Numerical investigation of the mechanical properties of coal masses with T-junctions cleat networks under uniaxial compression

Abstract

Evaluating the mechanical properties of coal masses is essential to the further understanding of coal bumps, pillar design, roadway support design and movement of overlying strata, etc. It is generally understood that the cleat network of a coal mass plays a major role in determining its mechanical behavior. Based on an extensive review of the characteristics of coal cleats, a novel method was proposed to generate a realistic model of T-junctions cleat network. Using the synthetic rock mass (SRM) approach, five sets of cubic cleat networks, with uniform sizes of 1 × 1 × 1 m3, were initially generated. Afterwards, smaller cubic cleat networks, with edge lengths of 5 cm, 10 cm, and 15 cm, were randomly cut from the large cubic cleat networks and then embedded into bonded-particle models (BPMs) to form SRM coal specimens of varying sizes.
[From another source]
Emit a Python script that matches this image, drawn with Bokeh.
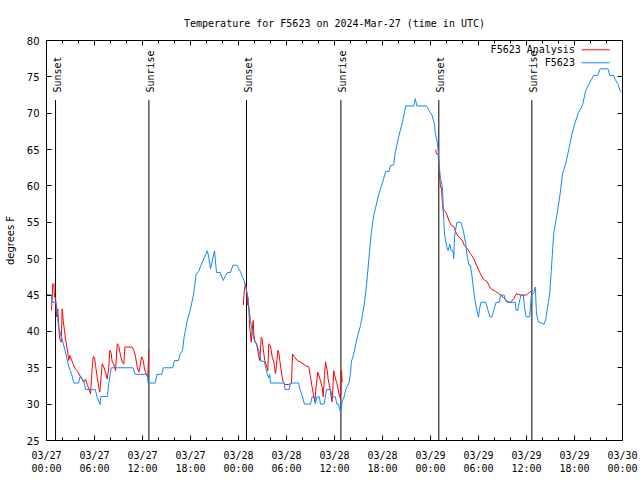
import math
from bokeh.plotting import figure
from bokeh.models import LinearAxis, FixedTicker, Range1d
from bokeh.core.properties import value
from bokeh.embed import file_html
from bokeh.resources import INLINE

# ---------------- data (hours since 2024-03-27 00:00 UTC) ----------------
title_text = "Temperature for F5623 on 2024-Mar-27 (time in UTC)"
y_label = "degrees F"
series_names = ["F5623 Analysis", "F5623"]

x_major_ticks = [0, 6, 12, 18, 24, 30, 36, 42, 48, 54, 60, 66, 72]
x_tick_labels = ["03/27\n00:00", "03/27\n06:00", "03/27\n12:00", "03/27\n18:00",
                 "03/28\n00:00", "03/28\n06:00", "03/28\n12:00", "03/28\n18:00",
                 "03/29\n00:00", "03/29\n06:00", "03/29\n12:00", "03/29\n18:00",
                 "03/30\n00:00"]
y_ticks = [25, 30, 35, 40, 45, 50, 55, 60, 65, 70, 75, 80]

event_hours = [1.13, 12.8, 25.0, 36.8, 49.04, 60.67]
event_names = ["Sunset", "Sunrise", "Sunset", "Sunrise", "Sunset", "Sunrise"]

obs_hours = [0.0, 0.6, 0.7, 1.2, 1.3, 1.5, 2.0, 2.4, 2.8, 3.2, 3.4, 4.0, 4.25, 4.7, 4.9, 6.1, 6.3, 6.7,
             6.8, 7.6, 7.8, 8.1, 10.8, 11.1, 12.6, 12.7, 13.6, 13.8, 14.4, 14.6, 15.8, 16.0, 16.5,
             16.7, 17.0, 17.2, 17.6, 18.0, 18.4, 18.7, 19.0, 19.3, 19.7, 20.1, 20.3, 20.5, 20.8,
             21.0, 21.25, 21.7, 22.1, 22.3, 22.6, 23.0, 23.3, 23.8, 24.25, 24.5, 24.7, 24.9, 25.1,
             25.3, 25.5, 25.7, 25.9, 26.3, 26.7, 26.8, 27.2, 27.4, 27.6, 27.8, 27.9, 28.0, 29.75,
             29.8, 30.3, 30.5, 31.5, 31.7, 32.0, 32.25, 33.0, 33.2, 33.5, 33.6, 33.8, 34.1, 34.25,
             34.7, 34.85, 35.0, 35.5, 35.7, 36.1, 36.3, 36.5, 36.75, 37.0, 37.2, 37.4, 37.8, 38.0,
             38.1, 38.4, 38.8, 39.25, 39.7, 40.0, 40.3, 40.6, 40.9, 41.3, 41.6, 41.96, 42.4, 42.8,
             43.0, 43.4, 43.6, 44.0, 44.5, 44.9, 45.9, 46.1, 46.3, 47.5, 47.8, 48.2, 48.5, 48.6,
             48.8, 49.0, 49.1, 49.25, 49.5, 49.6, 49.75, 50.0, 50.2, 50.4, 50.6, 50.8, 50.9, 51.0,
             51.3, 51.8, 52.1, 52.4, 52.6, 52.8, 53.0, 53.2, 53.4, 53.6, 53.8, 54.0, 54.1, 54.3,
             54.9, 55.2, 55.4, 55.7, 55.9, 56.2, 56.6, 56.75, 57.2, 57.4, 57.6, 58.6, 58.7, 58.9,
             59.1, 59.3, 59.6, 59.8, 59.96, 60.4, 60.6, 60.9, 61.1, 61.25, 61.5, 62.2, 62.4, 62.7,
             62.9, 63.1, 63.4, 63.75, 64.2, 64.5, 64.9, 65.3, 65.7, 66.1, 66.5, 67.0, 67.4, 67.8,
             68.1, 68.4, 68.9, 69.2, 70.2, 70.4, 70.9, 71.1, 71.4, 71.7, 71.9]
obs_temps = [45.1, 45.0, 44.0, 44.0, 43.1, 40.6, 38.75, 37.0, 35.1, 33.9, 32.9, 32.9, 33.9, 32.9, 32.0,
             32.0, 31.05, 29.95, 31.05, 31.05, 33.0, 35.0, 35.0, 34.1, 34.1, 32.9, 32.9, 34.1, 34.1,
             35.0, 35.0, 36.0, 36.0, 36.9, 37.35, 39.2, 41.5, 43.1, 45.2, 47.9, 48.2, 49.1, 50.1,
             51.1, 50.1, 48.6, 50.1, 51.1, 48.1, 48.1, 47.0, 47.5, 48.1, 48.1, 49.1, 49.1, 48.2,
             47.5, 47.0, 46.1, 45.2, 43.3, 41.5, 40.1, 39.0, 38.1, 36.9, 35.9, 35.9, 35.0, 34.1,
             33.6, 34.1, 32.9, 32.9, 32.0, 32.0, 32.9, 32.9, 32.0, 31.0, 30.0, 30.0, 31.0, 31.0,
             30.0, 31.0, 31.0, 30.0, 30.0, 31.0, 32.0, 32.0, 31.0, 31.0, 30.0, 30.0, 28.9, 30.5,
             31.0, 32.0, 32.9, 34.2, 35.8, 36.9, 39.0, 40.8, 43.6, 46.3, 50.0, 53.6, 55.9, 57.8,
             59.1, 60.3, 62.0, 62.0, 62.8, 62.9, 64.6, 66.7, 68.8, 71.0, 71.0, 72.0, 71.0, 71.0,
             70.4, 69.7, 68.5, 67.2, 66.3, 64.4, 62.6, 61.0, 59.8, 56.6, 53.4, 51.8, 51.1, 52.0,
             51.1, 51.1, 50.0, 53.0, 55.0, 55.0, 53.9, 52.05, 50.2, 49.1, 49.1, 47.5, 45.6, 44.0,
             42.9, 41.95, 42.9, 44.0, 44.0, 42.9, 42.0, 42.0, 42.9, 44.0, 44.0, 45.0, 45.0, 44.2,
             44.0, 44.0, 42.9, 42.9, 44.0, 45.0, 45.0, 42.9, 42.0, 42.0, 44.9, 45.3, 46.1, 42.4,
             41.3, 41.0, 41.6, 43.8, 45.2, 48.4, 53.4, 55.7, 58.9, 61.7, 63.05, 65.1, 67.2, 68.8,
             70.1, 71.1, 73.1, 74.0, 74.6, 75.2, 75.2, 76.1, 76.1, 75.2, 75.2, 74.6, 74.1, 73.1, 72.9]

nan = float("nan")
analysis_hours = [0.63, 0.79, 0.91, 1.0, 1.13, 1.25, 1.41, 1.54, 1.63, 1.84, 1.96, 2.09, 2.25, 2.41,
                  2.59, 2.79, 2.91, 3.09, 3.34, 3.63, 3.91, 4.16, 4.46, 4.66, 4.88, 5.09, 5.29, 5.5,
                  5.71, 5.84, 6.0, 6.13, 6.34, 6.54, 6.66, 6.84, 6.96, 7.16, 7.38, 7.59, 7.79, 7.91,
                  8.09, 8.21, 8.41, 8.63, 8.84, 9.04, 9.25, 9.46, 9.66, 9.79, 10.71, 10.91, 11.13,
                  11.34, 11.54, 11.75, 11.88, 12.09, 12.25, 12.5, 12.66, 12.79, nan,
                  24.59, 24.75, 24.88, 25.0, 25.09, 25.16, 25.29, 25.41, 25.59, 25.71, 25.84, 25.91,
                  26.04, 26.25, 26.41, 26.54, 26.66, 26.84, 26.96, 27.09, 27.29, 27.5, 27.66, 27.79,
                  28.0, 28.21, 28.41, 28.63, 28.75, 28.91, 29.04, 29.16, 29.34, 29.46, 29.59, 29.88,
                  30.29, 30.63, 30.75, 30.91, 31.34, 31.75, 32.38, 32.79, 33.0, 33.21, 33.41, 33.54,
                  33.66, 33.91, 34.04, 34.25, 34.46, 34.59, 34.75, 34.88, 35.09, 35.21, 35.41, 35.59,
                  35.71, 35.91, 36.04, 36.25, 36.41, 36.63, 36.75, 36.88, 36.96, nan,
                  48.63, 48.75, 48.96, 49.04, 49.25, 49.38, 49.46, 49.59, 49.75, 50.0, 50.29, 50.59,
                  50.91, 51.25, 51.54, 51.96, 52.25, 52.59, 53.0, 53.41, 53.75, 54.16, 54.59, 55.09,
                  55.5, 56.13, 56.54, 57.09, 57.5, 57.79, 58.0, 58.41, 58.75, 59.25, 60.0, 60.29, 60.71]
analysis_temps = [42.9, 46.55, 46.55, 44.7, 44.7, 42.0, 43.1, 40.6, 39.1, 38.5, 43.1, 41.5, 40.1, 38.75,
                  37.6, 36.0, 36.7, 36.2, 35.5, 34.8, 34.5, 33.9, 33.45, 33.0, 33.45, 32.7, 32.1, 31.4,
                  34.9, 36.55, 36.4, 35.3, 33.7, 32.3, 31.65, 33.9, 35.55, 35.1, 34.4, 33.45, 35.1, 37.4,
                  37.0, 35.8, 35.5, 34.6, 38.3, 37.9, 36.7, 35.8, 35.5, 37.85, 37.85, 37.4, 36.5,
                  35.1, 34.4, 35.5, 36.5, 36.0, 34.8, 34.0, 33.7, 37.4, nan,
                  43.6, 45.9, 46.55, 45.7, 43.6, 44.7, 43.1, 40.6, 38.5, 40.1, 41.5, 39.8,
                  38.5, 38.4, 37.4, 36.5, 36.0, 39.2, 38.9, 37.6, 36.0, 35.3, 34.6, 38.3,
                  38.0, 36.5, 35.8, 34.2, 35.3, 37.4, 37.1, 36.0, 34.6, 33.7, 33.0, 32.7,
                  32.7, 32.9, 36.9, 36.6, 36.0, 35.8, 35.3, 35.1, 33.7, 32.3, 31.0, 30.3,
                  31.9, 34.4, 34.0, 33.2, 32.3, 31.0, 33.9, 35.8, 34.6, 33.4, 32.3, 31.0,
                  30.3, 34.6, 33.9, 33.0, 32.3, 31.1, 30.8, 34.6, 33.0, nan,
                  65.0, 64.4, 64.4, 62.6, 59.8, 59.8, 58.0, 56.6, 56.6, 56.2, 55.25, 54.6,
                  54.4, 53.4, 53.0, 52.5, 51.8, 51.4, 50.7, 50.0, 49.1, 48.1, 47.2, 46.8,
                  45.9, 45.5, 45.2, 44.7, 44.25, 44.0, 44.0, 44.5, 45.2, 45.0, 45.0, 45.3, 45.6]

# ---------------- styling constants ----------------
BLUE = "#1188ff"
RED = "#ff0000"
MONO = "DejaVu Sans Mono"
SANS = "DejaVu Sans"
X0, X1, Y0, Y1 = 0, 72, 25, 80
EVENT_LINE_TOP = 71.8      # top of sunrise/sunset markers (degrees F)
EVENT_LABEL_Y = 72.85      # bottom of rotated labels
LEGEND_TEXT_X = 66.05
LEGEND_LINE_X = (66.9, 70.4)
LEGEND_ROWS_Y = (78.72, 76.93)

p = figure(width=640, height=480, output_backend="svg", toolbar_location=None,
           x_range=Range1d(X0, X1), y_range=Range1d(Y0, Y1),
           min_border_left=46, min_border_right=18, min_border_top=40, min_border_bottom=40,
           title=title_text, background_fill_color="white", border_fill_color="white")
p.grid.visible = False
p.outline_line_color = "black"
p.outline_line_width = 1
p.title.align = "center"
p.title.text_font = MONO
p.title.text_font_size = "10px"
p.title.text_font_style = "normal"
p.title.text_color = "black"
p.title.standoff = 24

x_minor = [h for h in range(0, 73, 2) if h % 6 != 0]
xt = FixedTicker(ticks=x_major_ticks, minor_ticks=x_minor)
yt = FixedTicker(ticks=y_ticks, minor_ticks=[])

xa = p.xaxis[0]
xa.ticker = xt
xa.major_label_overrides = {t: l for t, l in zip(x_major_ticks, x_tick_labels)}
xa.major_label_text_font = MONO
xa.major_label_text_font_size = "10px"
xa.major_label_text_color = "black"
xa.major_label_standoff = 9
xa.major_tick_in = 5
xa.major_tick_out = 0
xa.minor_tick_in = 3
xa.minor_tick_out = 0
xa.axis_line_color = "black"

ya = p.yaxis[0]
ya.ticker = yt
ya.major_label_text_font = SANS
ya.major_label_text_font_size = "10px"
ya.major_label_text_color = "black"
ya.major_label_standoff = 7
ya.major_tick_in = 5
ya.major_tick_out = 0
ya.minor_tick_line_color = None
ya.axis_label = y_label
ya.axis_label_text_font = SANS
ya.axis_label_text_font_size = "10px"
ya.axis_label_text_font_style = "normal"
ya.axis_label_text_color = "black"
ya.axis_label_standoff = 8

top = LinearAxis(ticker=xt, major_label_overrides={t: "" for t in x_major_ticks},
                 major_tick_in=5, major_tick_out=0,
                 minor_tick_in=3, minor_tick_out=0, major_label_standoff=0)
p.add_layout(top, "above")
right = LinearAxis(ticker=yt, major_label_overrides={t: "" for t in y_ticks},
                   major_tick_in=5, major_tick_out=0,
                   minor_tick_line_color=None, major_label_standoff=0)
p.add_layout(right, "right")

# sunrise / sunset markers
p.segment(x0=event_hours, y0=[Y0] * len(event_hours), x1=event_hours,
          y1=[EVENT_LINE_TOP] * len(event_hours), line_color="black", line_width=1)
p.text(x=event_hours, y=[EVENT_LABEL_Y] * len(event_hours), text=event_names,
       angle=math.pi / 2, text_align="left", text_baseline="middle", x_offset=1.5,
       text_font=value(MONO), text_font_size="10px", text_color="black")

# series
p.line(analysis_hours, analysis_temps, line_color=RED, line_width=1)
p.line(obs_hours, obs_temps, line_color=BLUE, line_width=1)

# gnuplot-style key (text right-aligned, sample to the right)
p.text(x=[LEGEND_TEXT_X] * 2, y=list(LEGEND_ROWS_Y), text=series_names,
       text_align="right", text_baseline="middle",
       text_font=value(MONO), text_font_size="10px", text_color="black")
p.segment(x0=[LEGEND_LINE_X[0]] * 2, y0=list(LEGEND_ROWS_Y), x1=[LEGEND_LINE_X[1]] * 2,
          y1=list(LEGEND_ROWS_Y), line_color=[RED, BLUE], line_width=1)

open("out.html", "w").write(file_html(p, INLINE))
The SRM coal specimens were tested under unaxial compression conditions and the results of the tests were compared with the experimentally determined mechanical properties. The scale effect of uniaxial compression strength (UCS), relationships between failure modes and stress-strain behaviors, and the principal causes of fluctuations in the stress-strain curves were intensively investigated. The results demonstrated that the existence and intensity of scale effect mainly depends on sampling methods and cleat network geometry. SRM coal specimens whose failure modes were intact matrix failure and planar failure, and block failure and step-path failure exhibit typical strain softening behavior and fluctuating ductile behavior, respectively, in their stress-strain curves. Moreover, the fluctuations in the stress-strain curves are attributed to the changes in cleat aperture throughout the uniaxial compression tests.